L’EX GOVERNATORE
Formigoni, cinque giorni al fine pena
Ma se vorrà candidarsi a cariche pubbliche prima dovrà chiedere la riabilitazione

È fissato per il prossimo 12 novembre, ossia tra cinque giorni, il “fine pena” per l’ex presidente della Lombardia Roberto Formigoni, che fu condannato in via definitiva a 5 anni e 10 mesi per corruzione per la nota vicenda Maugeri-San Raffaele e che nell’ottobre 2022 aveva ottenuto l’affidamento in prova ai servizi sociali con lo svolgimento di “attività di volontariato”, ossia corsi di lingua italiana per le suore straniere che accudiscono gli anziani all’Istituto Piccolo Cottolengo-Don Orione di Milano.

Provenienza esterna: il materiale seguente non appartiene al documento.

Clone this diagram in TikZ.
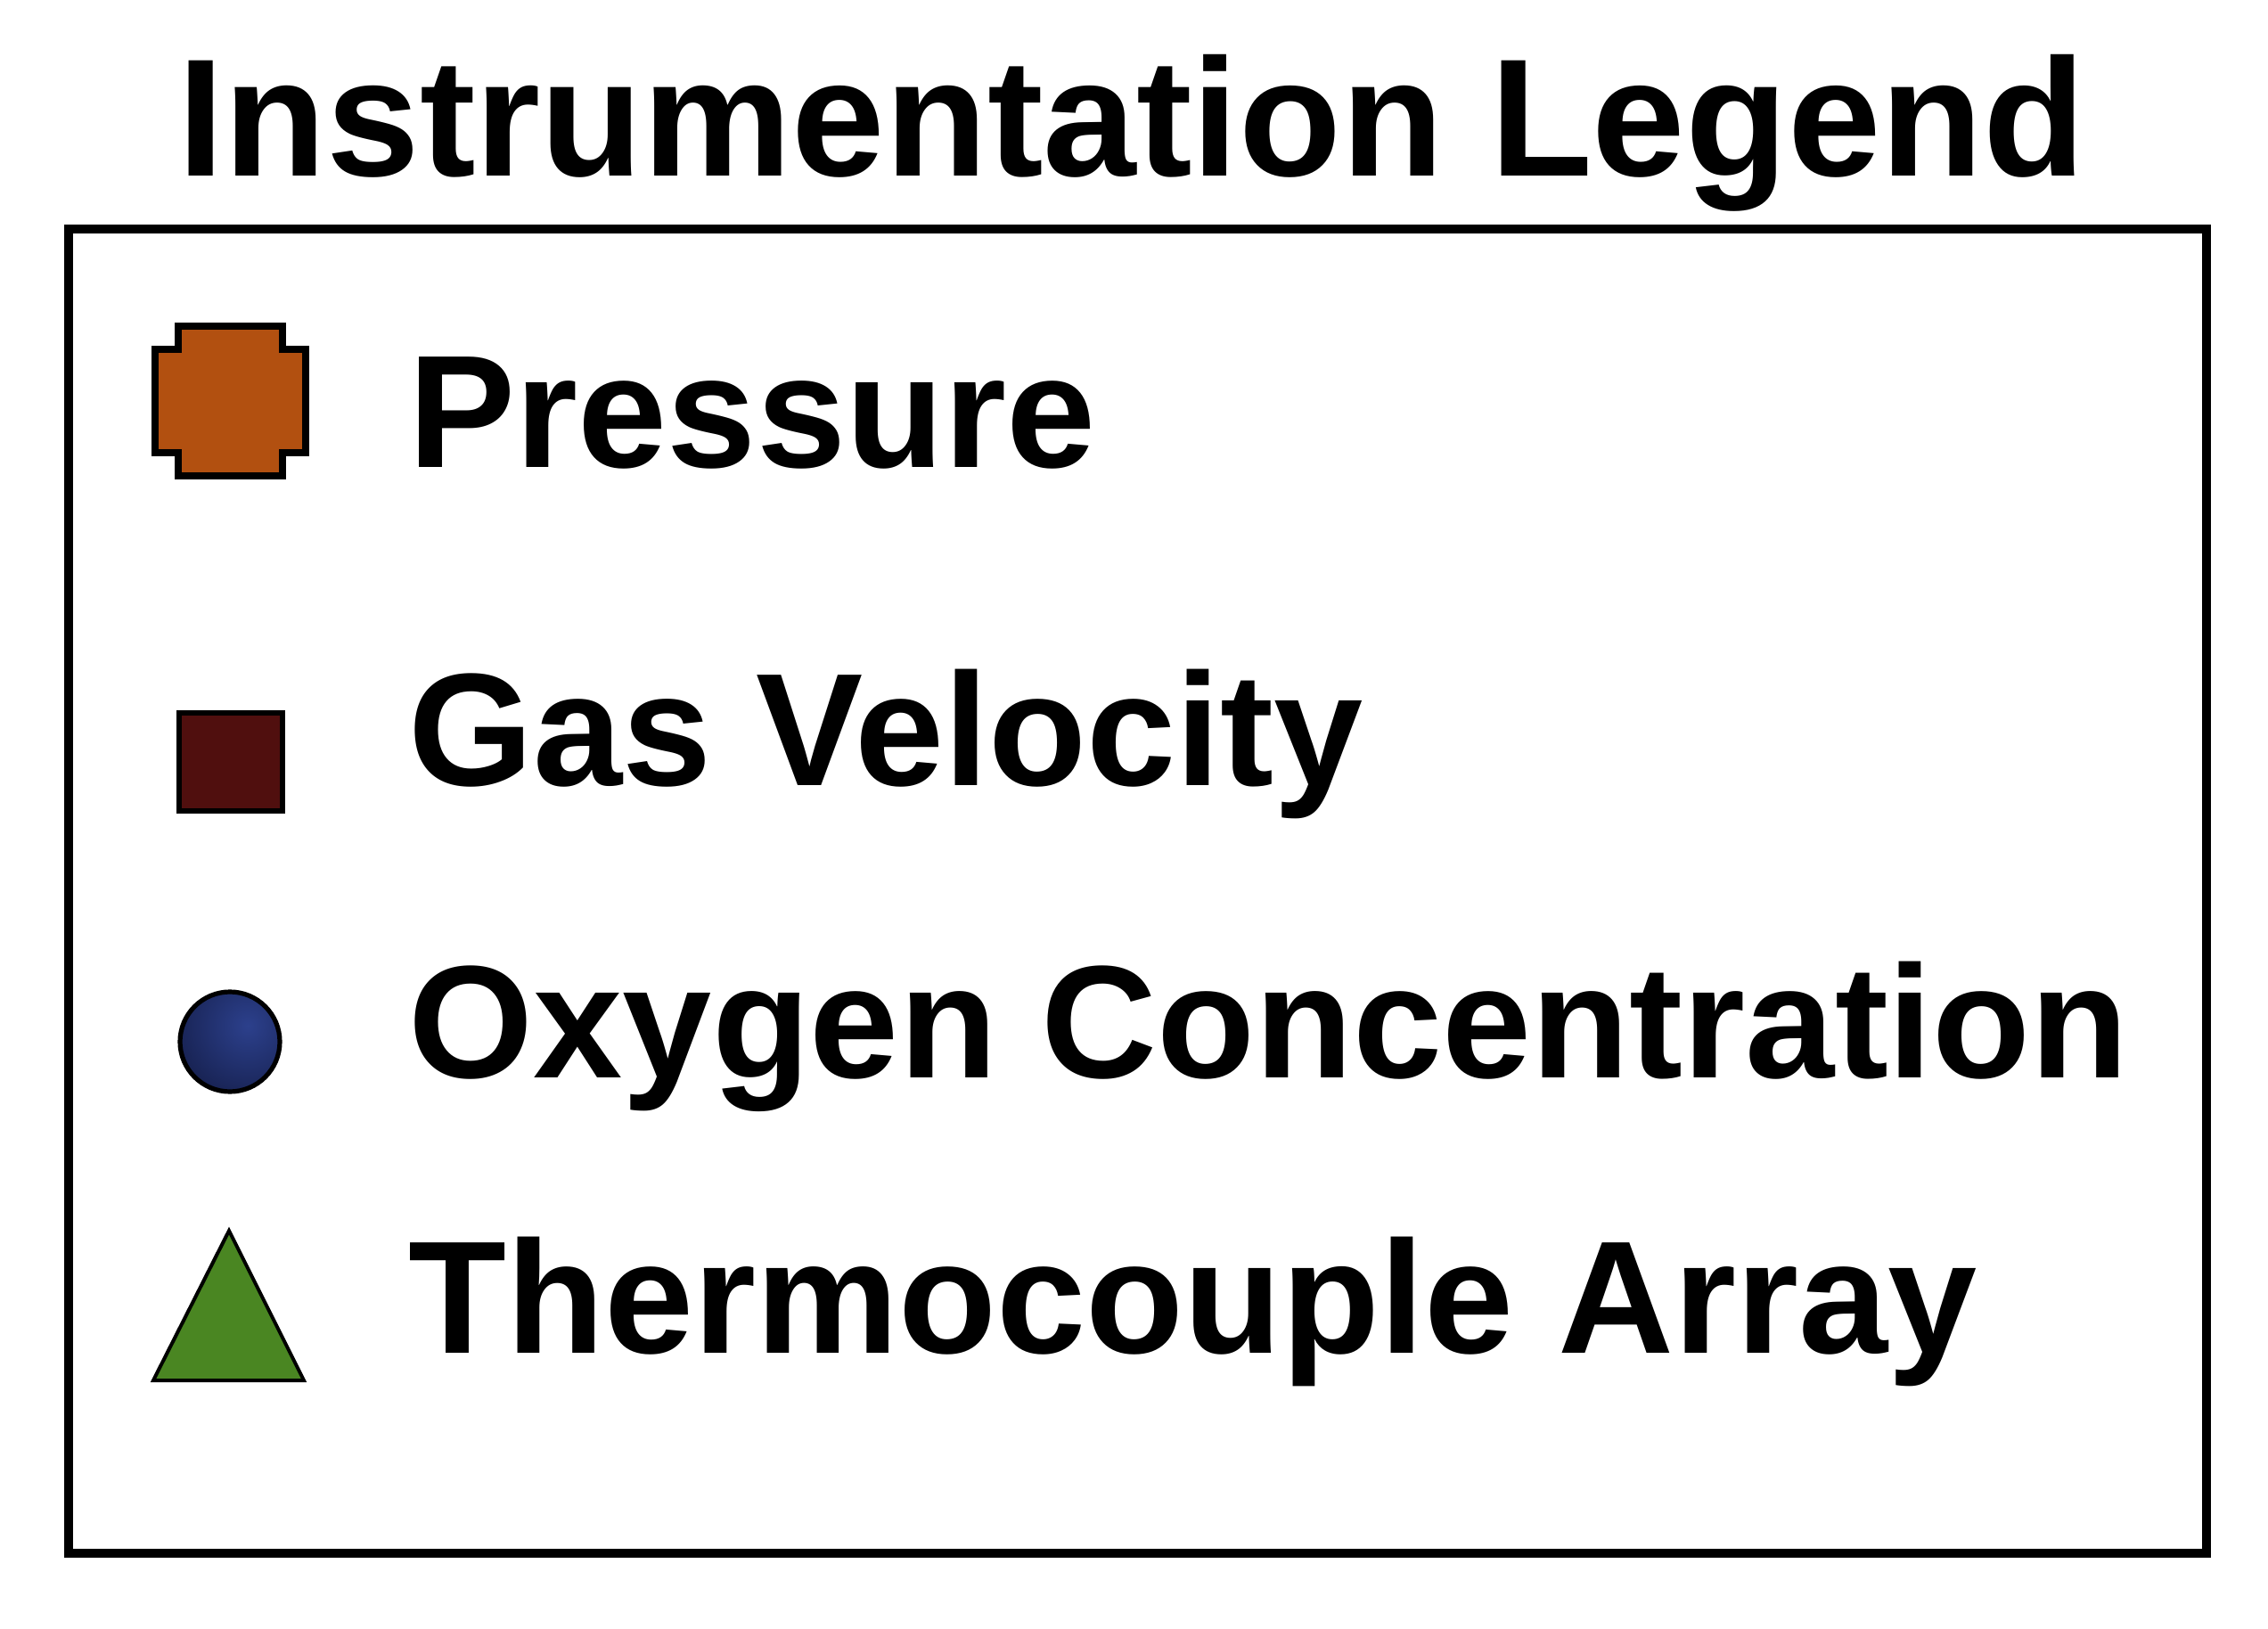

Dopo il “fine pena“, però, passerà ancora qualche settimana: il Tribunale di Sorveglianza di Milano, infatti, potrà dichiarare l’estinzione effettiva della pena (probabilmente all’inizio del prossimo anno), dopo aver valutato la relazione prevista dell’Ufficio esecuzione penale esterna, che dovrà essere consegnata ai giudici. Una relazione sul periodo di affidamento in prova: se andrà tutto bene per Formigoni arriverà l’estinzione della pena.
Per cancellare, però, le cosiddette pene accessorie, come l’interdizione dai pubblici uffici (che non permette, ad esempio, una candidatura alle elezioni), l’ex Governatore lombardo dovrà chiedere, poi, ai giudici della sorveglianza la riabilitazione, come fece e ottenne all’epoca Silvio Berlusconi.
Il reinserimento sociale di Formigoni - avevano scritto i giudici poco più di un anno fa - poteva proseguire con la misura dell’affidamento in prova», ben più idonea tenuto conto del buon percorso di recupero da lui intrapreso fuori dal carcere, della “revisione critica“, dell’assenza di pericolosità sociale e dei suoi solidi riferimenti anche relazionali e amicali.
Nel febbraio 2019, dopo il verdetto definitivo della Cassazione, il “Celeste”, che ha 76 anni, era entrato a Bollate a seguito dell’ordine di carcerazione firmato dalla Procura generale. La difesa aveva chiesto subito la sospensione del provvedimento e la possibilità di scontare la condanna in detenzione domiciliare, in quanto la legge “spazzacorrotti”, che lo impedisce per quel reato, era entrata in vigore dopo i fatti contestati all’ex presidente lombardo e, secondo la difesa, non poteva avere valore retroattivo.
Dopo circa 5 mesi di carcere, il 22 luglio 2019 la Sorveglianza (presidente Giovanna Di Rosa) aveva detto sì ai domiciliari sulla base del fatto che sussisteva il requisito della collaborazione impossibile: l’ex Governatore, che si è sempre professato innocente, non poteva più collaborare per svelare ulteriori dettagli sul caso Maugeri. Un requisito che ha permesso ai giudici di aggirare la “spazzacorrotti” concedendo all’ormai ex politico di uscire dal carcere. Formigoni ha presentato, infine, l’istanza per l’affidamento nell’autunno 2020 quando la pena da scontare era scesa sotto i 4 anni.
I giudici hanno apprezzato nell’ultimo provvedimento il “basso profilo” da lui tenuto con gli altri detenuti quando era in carcere. E il fatto che, sollecitato a comprendere e contestualizzare i fatti, aveva «riletto la sua vicenda comprendendone gli sbagli».